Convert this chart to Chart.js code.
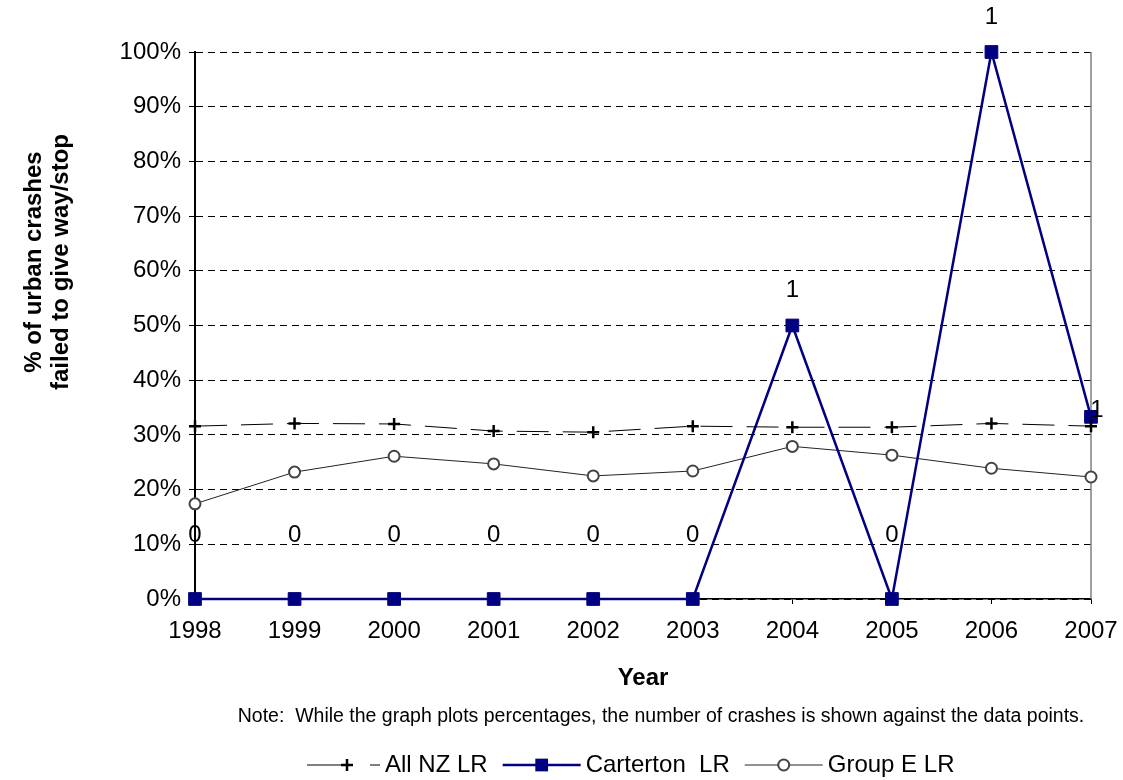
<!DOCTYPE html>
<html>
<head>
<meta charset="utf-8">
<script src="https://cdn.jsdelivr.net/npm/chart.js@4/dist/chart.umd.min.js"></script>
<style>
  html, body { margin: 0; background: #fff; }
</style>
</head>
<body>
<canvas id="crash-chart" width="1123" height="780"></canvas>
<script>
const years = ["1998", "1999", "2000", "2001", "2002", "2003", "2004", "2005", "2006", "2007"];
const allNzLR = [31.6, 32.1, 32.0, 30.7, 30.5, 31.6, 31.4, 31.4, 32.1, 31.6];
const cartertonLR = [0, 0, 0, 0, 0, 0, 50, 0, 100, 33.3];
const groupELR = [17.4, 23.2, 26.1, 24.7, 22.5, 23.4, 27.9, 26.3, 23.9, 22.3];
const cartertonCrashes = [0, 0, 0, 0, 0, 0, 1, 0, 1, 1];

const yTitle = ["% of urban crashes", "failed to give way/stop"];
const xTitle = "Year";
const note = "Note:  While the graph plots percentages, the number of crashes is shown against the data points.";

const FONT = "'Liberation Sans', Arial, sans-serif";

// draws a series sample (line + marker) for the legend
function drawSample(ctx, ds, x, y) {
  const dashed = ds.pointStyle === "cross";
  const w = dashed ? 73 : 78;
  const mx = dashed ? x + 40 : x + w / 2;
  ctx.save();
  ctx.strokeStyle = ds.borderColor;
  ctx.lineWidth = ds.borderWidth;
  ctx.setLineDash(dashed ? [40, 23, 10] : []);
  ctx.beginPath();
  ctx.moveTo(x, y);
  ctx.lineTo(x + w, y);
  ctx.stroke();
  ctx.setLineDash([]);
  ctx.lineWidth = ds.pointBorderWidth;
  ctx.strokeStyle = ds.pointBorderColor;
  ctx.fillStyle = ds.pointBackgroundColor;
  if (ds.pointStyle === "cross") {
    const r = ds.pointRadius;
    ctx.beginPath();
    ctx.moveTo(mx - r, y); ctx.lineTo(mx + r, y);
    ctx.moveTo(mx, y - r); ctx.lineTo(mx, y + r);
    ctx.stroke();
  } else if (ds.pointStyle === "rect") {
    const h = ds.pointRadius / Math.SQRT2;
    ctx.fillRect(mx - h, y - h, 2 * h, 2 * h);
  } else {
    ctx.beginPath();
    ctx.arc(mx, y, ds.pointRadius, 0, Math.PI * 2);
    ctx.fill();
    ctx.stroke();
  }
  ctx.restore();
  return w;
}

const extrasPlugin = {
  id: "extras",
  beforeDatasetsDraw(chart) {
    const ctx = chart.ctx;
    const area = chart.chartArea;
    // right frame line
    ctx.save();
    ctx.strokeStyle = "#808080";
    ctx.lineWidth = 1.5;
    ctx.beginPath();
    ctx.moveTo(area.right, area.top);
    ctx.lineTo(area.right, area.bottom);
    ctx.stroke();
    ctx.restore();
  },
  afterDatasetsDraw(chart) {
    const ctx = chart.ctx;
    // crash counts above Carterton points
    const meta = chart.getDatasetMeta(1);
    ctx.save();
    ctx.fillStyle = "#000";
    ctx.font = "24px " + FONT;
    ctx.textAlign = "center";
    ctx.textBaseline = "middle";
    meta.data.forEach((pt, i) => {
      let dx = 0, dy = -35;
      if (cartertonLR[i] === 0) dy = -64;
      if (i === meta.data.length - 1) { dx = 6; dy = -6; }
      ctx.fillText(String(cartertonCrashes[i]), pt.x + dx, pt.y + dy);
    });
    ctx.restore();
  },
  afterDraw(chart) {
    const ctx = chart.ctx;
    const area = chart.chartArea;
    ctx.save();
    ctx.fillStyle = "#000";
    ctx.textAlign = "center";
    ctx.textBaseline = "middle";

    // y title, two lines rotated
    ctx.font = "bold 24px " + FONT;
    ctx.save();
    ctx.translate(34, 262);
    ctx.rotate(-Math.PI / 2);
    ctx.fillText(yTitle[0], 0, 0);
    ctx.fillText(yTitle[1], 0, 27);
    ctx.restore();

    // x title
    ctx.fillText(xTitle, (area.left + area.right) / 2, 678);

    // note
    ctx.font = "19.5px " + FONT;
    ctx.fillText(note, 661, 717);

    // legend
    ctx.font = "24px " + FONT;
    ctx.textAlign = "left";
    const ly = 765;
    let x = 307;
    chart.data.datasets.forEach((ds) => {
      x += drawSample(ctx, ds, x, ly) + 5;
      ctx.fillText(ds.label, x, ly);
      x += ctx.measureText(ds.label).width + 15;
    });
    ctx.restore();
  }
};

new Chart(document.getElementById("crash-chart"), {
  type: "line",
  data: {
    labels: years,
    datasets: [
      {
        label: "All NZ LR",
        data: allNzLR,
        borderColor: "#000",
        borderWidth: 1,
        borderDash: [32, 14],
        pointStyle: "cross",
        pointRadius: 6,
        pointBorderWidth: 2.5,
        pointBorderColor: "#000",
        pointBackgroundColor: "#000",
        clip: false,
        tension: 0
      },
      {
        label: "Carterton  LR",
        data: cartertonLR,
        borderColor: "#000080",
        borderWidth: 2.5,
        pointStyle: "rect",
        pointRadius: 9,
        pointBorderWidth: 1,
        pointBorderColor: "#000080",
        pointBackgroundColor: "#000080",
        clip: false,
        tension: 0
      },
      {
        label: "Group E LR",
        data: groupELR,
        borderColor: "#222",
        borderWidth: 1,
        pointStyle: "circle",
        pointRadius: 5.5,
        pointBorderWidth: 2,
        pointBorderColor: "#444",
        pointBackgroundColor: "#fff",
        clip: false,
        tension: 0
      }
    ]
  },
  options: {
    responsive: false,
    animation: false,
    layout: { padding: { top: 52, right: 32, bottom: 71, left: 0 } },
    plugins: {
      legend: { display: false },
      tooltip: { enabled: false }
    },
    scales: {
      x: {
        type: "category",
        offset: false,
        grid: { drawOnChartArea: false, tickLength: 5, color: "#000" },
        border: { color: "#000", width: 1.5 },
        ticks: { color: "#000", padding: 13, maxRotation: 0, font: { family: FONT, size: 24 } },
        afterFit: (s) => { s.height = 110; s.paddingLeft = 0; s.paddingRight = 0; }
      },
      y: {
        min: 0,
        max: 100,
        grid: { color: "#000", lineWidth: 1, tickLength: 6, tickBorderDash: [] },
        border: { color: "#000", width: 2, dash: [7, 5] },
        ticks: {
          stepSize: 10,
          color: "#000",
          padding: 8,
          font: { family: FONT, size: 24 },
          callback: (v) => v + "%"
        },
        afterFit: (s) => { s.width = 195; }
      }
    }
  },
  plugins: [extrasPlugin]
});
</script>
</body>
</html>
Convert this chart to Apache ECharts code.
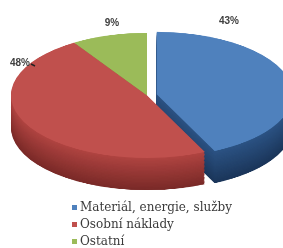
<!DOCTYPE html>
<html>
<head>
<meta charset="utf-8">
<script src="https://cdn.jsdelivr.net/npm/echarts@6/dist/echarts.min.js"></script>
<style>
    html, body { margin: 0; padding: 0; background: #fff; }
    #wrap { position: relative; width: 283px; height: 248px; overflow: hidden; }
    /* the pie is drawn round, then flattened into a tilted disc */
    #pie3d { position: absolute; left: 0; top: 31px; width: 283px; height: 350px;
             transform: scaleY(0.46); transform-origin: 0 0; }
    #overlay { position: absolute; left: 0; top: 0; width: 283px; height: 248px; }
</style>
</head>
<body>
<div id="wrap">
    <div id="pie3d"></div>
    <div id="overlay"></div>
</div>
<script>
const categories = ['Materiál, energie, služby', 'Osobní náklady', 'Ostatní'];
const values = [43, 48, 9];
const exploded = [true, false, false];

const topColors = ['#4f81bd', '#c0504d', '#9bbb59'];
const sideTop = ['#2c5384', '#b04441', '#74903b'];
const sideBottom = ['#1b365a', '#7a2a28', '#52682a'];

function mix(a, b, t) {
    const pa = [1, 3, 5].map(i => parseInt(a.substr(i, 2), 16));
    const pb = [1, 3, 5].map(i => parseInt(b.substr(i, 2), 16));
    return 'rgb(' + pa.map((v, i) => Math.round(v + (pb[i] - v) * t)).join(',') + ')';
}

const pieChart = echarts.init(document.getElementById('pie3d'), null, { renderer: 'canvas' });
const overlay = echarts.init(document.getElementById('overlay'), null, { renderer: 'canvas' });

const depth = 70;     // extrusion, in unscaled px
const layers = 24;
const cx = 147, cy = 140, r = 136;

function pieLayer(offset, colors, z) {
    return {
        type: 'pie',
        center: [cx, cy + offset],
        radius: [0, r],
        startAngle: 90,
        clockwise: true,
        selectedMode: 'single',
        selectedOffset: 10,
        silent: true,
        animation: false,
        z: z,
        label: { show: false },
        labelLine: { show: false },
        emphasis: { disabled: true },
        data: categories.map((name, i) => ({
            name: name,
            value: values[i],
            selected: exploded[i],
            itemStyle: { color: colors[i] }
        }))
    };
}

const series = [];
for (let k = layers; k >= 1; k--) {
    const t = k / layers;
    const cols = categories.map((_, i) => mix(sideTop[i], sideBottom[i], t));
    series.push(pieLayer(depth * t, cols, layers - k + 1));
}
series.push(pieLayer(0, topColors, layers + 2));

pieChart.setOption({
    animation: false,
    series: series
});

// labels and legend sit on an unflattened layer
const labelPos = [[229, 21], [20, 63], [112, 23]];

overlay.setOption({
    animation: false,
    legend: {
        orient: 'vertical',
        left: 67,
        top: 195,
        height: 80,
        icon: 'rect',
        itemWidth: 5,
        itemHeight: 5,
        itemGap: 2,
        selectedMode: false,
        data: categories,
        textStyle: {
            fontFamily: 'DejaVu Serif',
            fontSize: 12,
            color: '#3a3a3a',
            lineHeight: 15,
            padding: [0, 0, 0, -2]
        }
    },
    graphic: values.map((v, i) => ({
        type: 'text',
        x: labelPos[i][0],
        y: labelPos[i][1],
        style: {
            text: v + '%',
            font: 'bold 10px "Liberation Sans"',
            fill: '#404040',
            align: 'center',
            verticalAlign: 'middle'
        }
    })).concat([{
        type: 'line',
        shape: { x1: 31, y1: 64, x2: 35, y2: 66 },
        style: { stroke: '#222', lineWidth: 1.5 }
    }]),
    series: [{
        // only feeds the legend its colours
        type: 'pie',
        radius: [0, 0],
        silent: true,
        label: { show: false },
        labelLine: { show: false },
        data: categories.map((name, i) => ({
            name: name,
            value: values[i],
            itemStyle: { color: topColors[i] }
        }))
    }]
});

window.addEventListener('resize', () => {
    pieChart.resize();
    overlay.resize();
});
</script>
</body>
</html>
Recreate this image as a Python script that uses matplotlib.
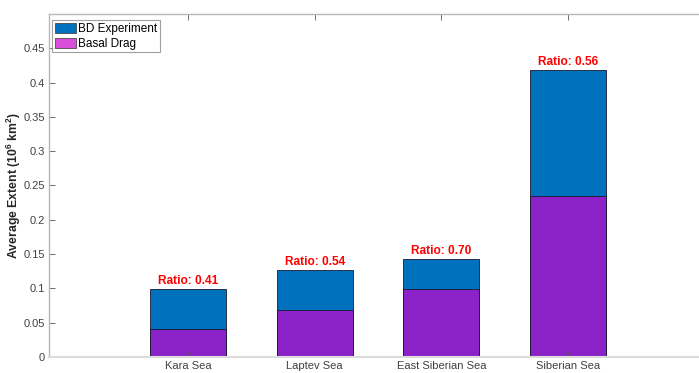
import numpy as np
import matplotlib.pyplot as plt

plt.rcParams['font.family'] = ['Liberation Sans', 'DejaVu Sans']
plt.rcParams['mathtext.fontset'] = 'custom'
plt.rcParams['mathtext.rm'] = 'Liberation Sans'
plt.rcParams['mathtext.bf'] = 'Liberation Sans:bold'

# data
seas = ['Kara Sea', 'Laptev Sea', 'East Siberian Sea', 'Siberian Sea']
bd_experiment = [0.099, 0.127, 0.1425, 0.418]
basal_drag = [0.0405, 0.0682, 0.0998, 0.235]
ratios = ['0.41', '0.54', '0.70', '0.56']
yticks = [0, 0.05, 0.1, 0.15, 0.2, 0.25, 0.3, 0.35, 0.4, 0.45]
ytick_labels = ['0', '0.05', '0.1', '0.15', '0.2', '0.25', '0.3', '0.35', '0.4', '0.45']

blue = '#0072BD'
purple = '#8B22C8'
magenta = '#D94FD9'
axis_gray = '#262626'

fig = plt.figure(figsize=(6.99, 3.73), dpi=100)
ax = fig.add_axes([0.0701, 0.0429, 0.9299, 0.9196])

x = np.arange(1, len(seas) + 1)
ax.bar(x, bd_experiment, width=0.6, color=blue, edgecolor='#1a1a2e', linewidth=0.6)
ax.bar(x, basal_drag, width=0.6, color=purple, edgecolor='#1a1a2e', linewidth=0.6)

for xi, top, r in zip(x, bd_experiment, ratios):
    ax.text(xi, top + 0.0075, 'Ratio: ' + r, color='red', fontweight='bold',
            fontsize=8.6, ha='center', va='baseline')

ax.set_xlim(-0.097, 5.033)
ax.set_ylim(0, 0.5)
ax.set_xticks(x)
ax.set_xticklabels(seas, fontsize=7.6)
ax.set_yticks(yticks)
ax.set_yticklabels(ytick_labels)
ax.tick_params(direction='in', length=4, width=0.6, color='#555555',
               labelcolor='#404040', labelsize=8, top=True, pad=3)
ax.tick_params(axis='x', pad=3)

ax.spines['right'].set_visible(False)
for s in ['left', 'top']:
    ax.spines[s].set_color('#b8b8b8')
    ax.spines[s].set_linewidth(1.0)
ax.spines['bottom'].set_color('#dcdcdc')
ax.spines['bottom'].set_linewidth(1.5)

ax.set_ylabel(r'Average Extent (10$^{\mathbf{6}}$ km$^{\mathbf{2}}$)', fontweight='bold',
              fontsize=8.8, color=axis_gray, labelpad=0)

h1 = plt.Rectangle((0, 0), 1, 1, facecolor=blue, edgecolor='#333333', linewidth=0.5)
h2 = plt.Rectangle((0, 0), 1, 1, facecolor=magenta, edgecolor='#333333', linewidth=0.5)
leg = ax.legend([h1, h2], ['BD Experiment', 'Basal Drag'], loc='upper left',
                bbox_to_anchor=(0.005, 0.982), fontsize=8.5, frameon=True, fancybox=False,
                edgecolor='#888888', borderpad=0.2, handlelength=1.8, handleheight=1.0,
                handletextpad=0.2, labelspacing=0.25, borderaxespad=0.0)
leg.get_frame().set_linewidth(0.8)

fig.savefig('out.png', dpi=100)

-.-.-

* What is required: Look above for the line containing "Recreate this image", then write out every line from there down to the line containing "plt.rcParams['mathtext.bf'] = 'Liberation", that line included, with no pictures.

* Reply:
Recreate this image as a Python script that uses matplotlib.
import numpy as np
import matplotlib.pyplot as plt

plt.rcParams['font.family'] = ['Liberation Sans', 'DejaVu Sans']
plt.rcParams['mathtext.fontset'] = 'custom'
plt.rcParams['mathtext.rm'] = 'Liberation Sans'
plt.rcParams['mathtext.bf'] = 'Liberation Sans:bold'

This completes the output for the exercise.